Nog een weetje dat handig is voor het begrip van deze gedichten. In het begin van de bundel is een korte cyclus opgenomen: ‘Naar Acedia’; aan het einde een cyclus ‘Terug uit Acedia’ (en elders in de bundel een gedicht ‘Een lifter naar Acedia’. Acedia is de Latijnse benaming van één van de zeven hoofdzonden, namelijk ‘onverschilligheid’, ‘luiheid’, doorgaans ook vertaald met ‘traagheid’. Nu ligt het voor de hand te stellen dat Lindners manier van observeren traagheid vereist, zoals ook het lezen van zijn gedichten traagheid vereist, of in ieder geval meer aandacht vraagt dan een willekeurige andere tekst. Maar waarom wordt de term Acedia hier als plaatsaanduiding gebruikt? Er wordt heel wat gereisd in Tafel, en met de afbeelding van de weg op de voorkant in het achterhoofd, lijkt dit me geen onbelangrijk gegeven.
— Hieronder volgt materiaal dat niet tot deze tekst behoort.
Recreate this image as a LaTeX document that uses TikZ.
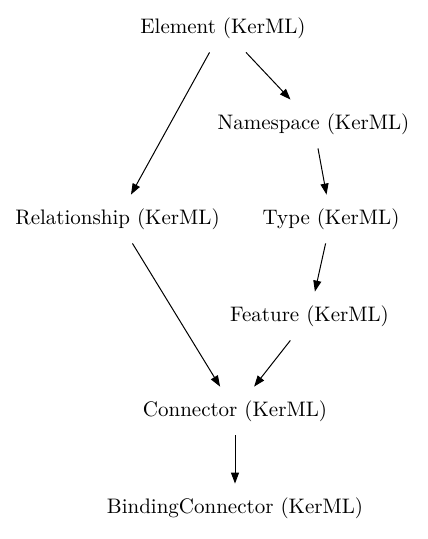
\documentclass[tikz,border=0pt]{standalone}
\usepackage{tikz}
\usetikzlibrary{arrows.meta}

\begin{document}
\begin{tikzpicture} [x = 0.5pt, y = -0.5pt, 
  cls/.style = {rectangle, minimum height = 24pt, inner xsep = 2pt, font = \fontsize{10.5}{12}\selectfont},
  gen/.style = {-{Triangle[length = 5.5pt, width = 4pt]}, line width = 0.5pt}]
\useasboundingbox (0, 0) rectangle (427, 539);
\node[cls] (element) at (223.0, 28.0){Element (KerML)};
\node[cls] (namespace) at (313.5, 124.0){Namespace (KerML)};
\node[cls] (relationship) at (117.5, 219.0){Relationship (KerML)};
\node[cls] (type) at (331.0, 219.0){Type (KerML)};
\node[cls] (feature) at (309.5, 316.0){Feature (KerML)};
\node[cls] (connector) at (235.0, 411.0){Connector (KerML)};
\node[cls] (binding) at (235.0, 508.0){BindingConnector (KerML)};
\draw[gen] (element) -- (namespace);
\draw[gen] (element) -- (relationship);
\draw[gen] (namespace) -- (type);
\draw[gen] (relationship) -- (connector);
\draw[gen] (type) -- (feature);
\draw[gen] (feature) -- (connector);
\draw[gen] (connector) -- (binding);
\end{tikzpicture}
\end{document}
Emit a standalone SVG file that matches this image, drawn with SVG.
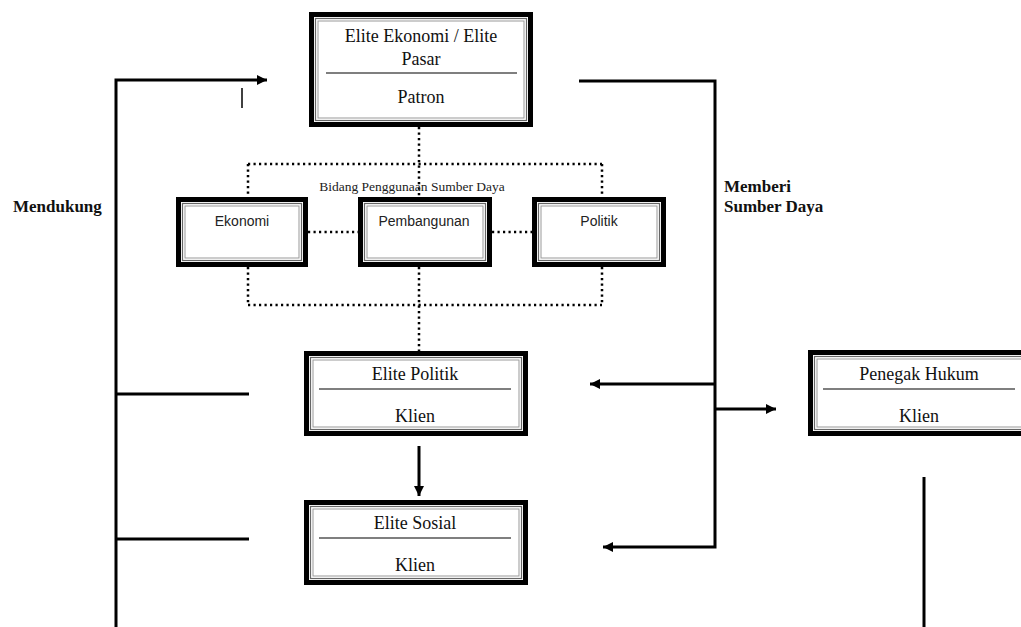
<svg xmlns="http://www.w3.org/2000/svg" width="1021" height="627" viewBox="0 0 1021 627">
<defs>
<style>
.outer{fill:#fff;stroke:#000;stroke-width:5}
.g1{fill:none;stroke:#666;stroke-width:1.2}
.g2{fill:none;stroke:#999;stroke-width:1}
.sep{stroke:#555;stroke-width:1.3}
.t{font-family:"Liberation Serif","Times New Roman",serif;font-size:18px;fill:#111;text-anchor:middle}
.s{font-family:"Liberation Sans",Arial,sans-serif;font-size:14px;fill:#222;text-anchor:middle}
.b{font-family:"Liberation Serif","Times New Roman",serif;font-size:17px;font-weight:bold;fill:#111}
.ln{fill:none;stroke:#000;stroke-width:3}
.dot{fill:none;stroke:#000;stroke-width:2.5;stroke-dasharray:2.2 3.3}
</style>
<marker id="ah" viewBox="0 0 10 10" refX="10" refY="5" markerWidth="11" markerHeight="10" markerUnits="userSpaceOnUse" orient="auto">
<path d="M0,0 L10,5 L0,10 Z" fill="#000"/>
</marker>
</defs>
<rect width="1021" height="627" fill="#fff"/>

<g id="connectors">
<line class="dot" x1="419" y1="127" x2="419" y2="197"/>
<line class="dot" x1="419" y1="267" x2="419" y2="351"/>
<line class="dot" x1="248" y1="164" x2="602" y2="164"/>
<line class="dot" x1="248" y1="305" x2="602" y2="305"/>
<line class="dot" x1="248" y1="164" x2="248" y2="197"/>
<line class="dot" x1="248" y1="267" x2="248" y2="305"/>
<line class="dot" x1="602" y1="164" x2="602" y2="197"/>
<line class="dot" x1="602" y1="267" x2="602" y2="305"/>
<line class="dot" x1="308" y1="232" x2="358" y2="232"/>
<line class="dot" x1="492" y1="232" x2="532" y2="232"/>

<path class="ln" d="M116,627 V80 H267" marker-end="url(#ah)"/>
<line x1="242" y1="88" x2="242" y2="108" stroke="#000" stroke-width="1.5"/>
<line class="ln" x1="116" y1="394" x2="249" y2="394"/>
<line class="ln" x1="116" y1="539" x2="249" y2="539"/>
<path class="ln" d="M579,81 H715 V547 H603" marker-end="url(#ah)"/>
<line class="ln" x1="715" y1="384" x2="590" y2="384" marker-end="url(#ah)"/>
<line class="ln" x1="715" y1="409" x2="776" y2="409" marker-end="url(#ah)"/>
<line class="ln" x1="419" y1="446" x2="419" y2="496" marker-end="url(#ah)"/>
<line class="ln" x1="924" y1="477" x2="924" y2="627"/>
</g>

<g id="labels">
<text class="b" x="13" y="212">Mendukung</text>
<text class="b" x="724" y="192">Memberi</text>
<text class="b" x="724" y="212">Sumber Daya</text>
<text x="412" y="191" font-family="'Liberation Serif','Times New Roman',serif" font-size="13.5" fill="#222" text-anchor="middle">Bidang Penggunaan Sumber Daya</text>
</g>

<g id="node-patron">
<rect class="outer" x="311.5" y="14.5" width="219" height="110"/>
<rect class="g1" x="315.5" y="18.5" width="211" height="102"/>
<rect class="g2" x="318" y="21" width="206" height="97"/>
<text class="t" x="421" y="42">Elite Ekonomi / Elite</text>
<text class="t" x="421" y="65">Pasar</text>
<line class="sep" x1="326" y1="73" x2="517" y2="73"/>
<text class="t" x="421" y="103">Patron</text>
</g>

<g id="node-ekonomi">
<rect class="outer" x="178.5" y="199.5" width="127" height="65"/>
<rect class="g1" x="182.5" y="203.5" width="119" height="57"/>
<rect class="g2" x="185" y="206" width="114" height="52"/>
<text class="s" x="242" y="226">Ekonomi</text>
</g>

<g id="node-pembangunan">
<rect class="outer" x="360.5" y="199.5" width="129" height="65"/>
<rect class="g1" x="364.5" y="203.5" width="121" height="57"/>
<rect class="g2" x="367" y="206" width="116" height="52"/>
<text class="s" x="424" y="226">Pembangunan</text>
</g>

<g id="node-politik">
<rect class="outer" x="534.5" y="199.5" width="129" height="65"/>
<rect class="g1" x="538.5" y="203.5" width="121" height="57"/>
<rect class="g2" x="541" y="206" width="116" height="52"/>
<text class="s" x="599" y="226">Politik</text>
</g>

<g id="node-elite-politik">
<rect class="outer" x="306.5" y="353.5" width="219" height="80"/>
<rect class="g1" x="310.5" y="357.5" width="211" height="72"/>
<rect class="g2" x="313" y="360" width="206" height="67"/>
<text class="t" x="415" y="380">Elite Politik</text>
<line class="sep" x1="319" y1="389" x2="511" y2="389"/>
<text class="t" x="415" y="422">Klien</text>
</g>

<g id="node-elite-sosial">
<rect class="outer" x="306.5" y="502.5" width="219" height="80"/>
<rect class="g1" x="310.5" y="506.5" width="211" height="72"/>
<rect class="g2" x="313" y="509" width="206" height="67"/>
<text class="t" x="415" y="529">Elite Sosial</text>
<line class="sep" x1="319" y1="538" x2="511" y2="538"/>
<text class="t" x="415" y="571">Klien</text>
</g>

<g id="node-penegak-hukum">
<rect class="outer" x="810.5" y="352.5" width="219" height="81"/>
<rect class="g1" x="814.5" y="356.5" width="211" height="73"/>
<rect class="g2" x="817" y="359" width="206" height="68"/>
<text class="t" x="919" y="380">Penegak Hukum</text>
<line class="sep" x1="823" y1="389" x2="1015" y2="389"/>
<text class="t" x="919" y="422">Klien</text>
</g>
</svg>
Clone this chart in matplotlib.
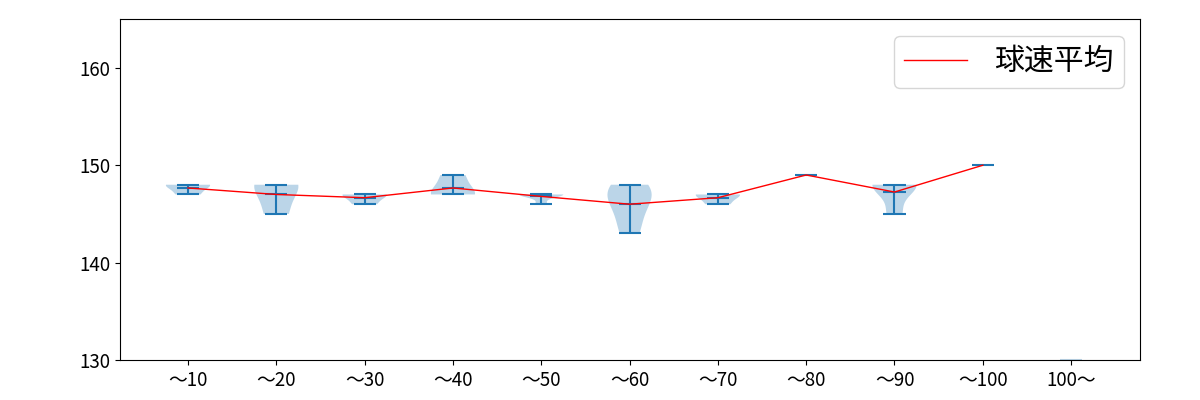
import numpy as np
import matplotlib
matplotlib.use("Agg")
import matplotlib.pyplot as plt

plt.rcParams['font.family'] = ['Noto Sans CJK JP', 'DejaVu Sans']

# speed samples per group (km/h)
labels = ["〜10", "〜20", "〜30", "〜40", "〜50", "〜60", "〜70", "〜80", "〜90", "〜100", "100〜"]
speeds = [
    [147, 148, 148],
    [145, 148, 148],
    [146, 147, 147],
    [147, 147, 149],
    [146, 147, 147, 147, 147],
    [143, 147, 148, 147, 145],
    [146, 147, 147],
    [149],
    [145, 148, 148, 148],
    [150],
    [],
]
mean_label = "球速平均"

positions = np.arange(1, len(labels) + 1)

fig, ax = plt.subplots(figsize=(12, 4), dpi=100)
fig.subplots_adjust(left=0.1, right=0.95, top=0.952, bottom=0.1)

# groups with spread get a real violin, single values only get the bars
multi_pos = [p for p, s in zip(positions, speeds) if len(set(s)) > 1]
multi_data = [s for s in speeds if len(set(s)) > 1]
ax.violinplot(multi_data, positions=multi_pos, showmeans=True)

for p, s in zip(positions, speeds):
    if len(s) > 0 and len(set(s)) == 1:
        ax.hlines(s[0], p - 0.125, p + 0.125, color="C0", lw=1.5)

# empty last group leaves a faint sliver at the bottom edge
ax.hlines(130, positions[-1] - 0.125, positions[-1] + 0.125, color="C0", alpha=0.3, lw=1.5)

means = [np.mean(s) if len(s) else np.nan for s in speeds]
ax.plot(positions, means, color="red", lw=1, label=mean_label)

ax.set_xticks(positions)
ax.set_xticklabels(labels, fontsize=13.5)
ax.tick_params(axis="y", labelsize=13.5)
ax.set_yticks([130, 140, 150, 160])
ax.set_ylim(130, 165)
ax.set_xlim(0.23, 11.78)
ax.legend(loc="upper right", fontsize=21.5, handlelength=2.1,
          handletextpad=0.9, borderpad=0.35, borderaxespad=0.55)

fig.savefig("out.png")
Kennelijk is traagheid een toestand die bereikt moet worden. In de observaties in de Acedia-gedichten, veelal over een vrouw en een man op reis, speelt Lindner naar mijn idee met verschillende filmgenres.

De kennis van deze ongebruikelijke termen is handig, maar niet noodzakelijk om te genieten van de gedichten in Tafel. Hij noteert in bijna elk gedicht wel een prachtige observatie, een verrassend beeld dat aan de al te alledaagse werkelijkheid is ontleend:

Het belletje van de winkeldeur gaat omhoog
een jongen stapt naar voren en bestelt een brood
een man kijkt in een schrift en noemt een naam
op de televisie op de toonbank zingt een mevrouw
die haar borst rondt tegen het blad van de gitaar
rook draait voor het scherm en trekt naar het plafond
de man legt de hoorn op de haak en het belletje klinkt.

(p. 28)

Verstild is niet het woord. Want de gedichten maken eerder onrustig en hebben een desoriënterend effect. In het titelloze gedicht op pagina 37 heet het: ‘Kleine vergissingen simpel gezichtsbedrog / in je ooghoeken staat wat je opnieuw ziet’. Lang lezen kan dus verwarring veroorzaken. Leest u deze poëzie dus maar niet als u later op de dag nog een schaakpartij van uw 12-jarige wonderneefje wilt winnen, een rondje wilt gaan zwartrijden op de ringweg of een hartoperatie moet uitvoeren.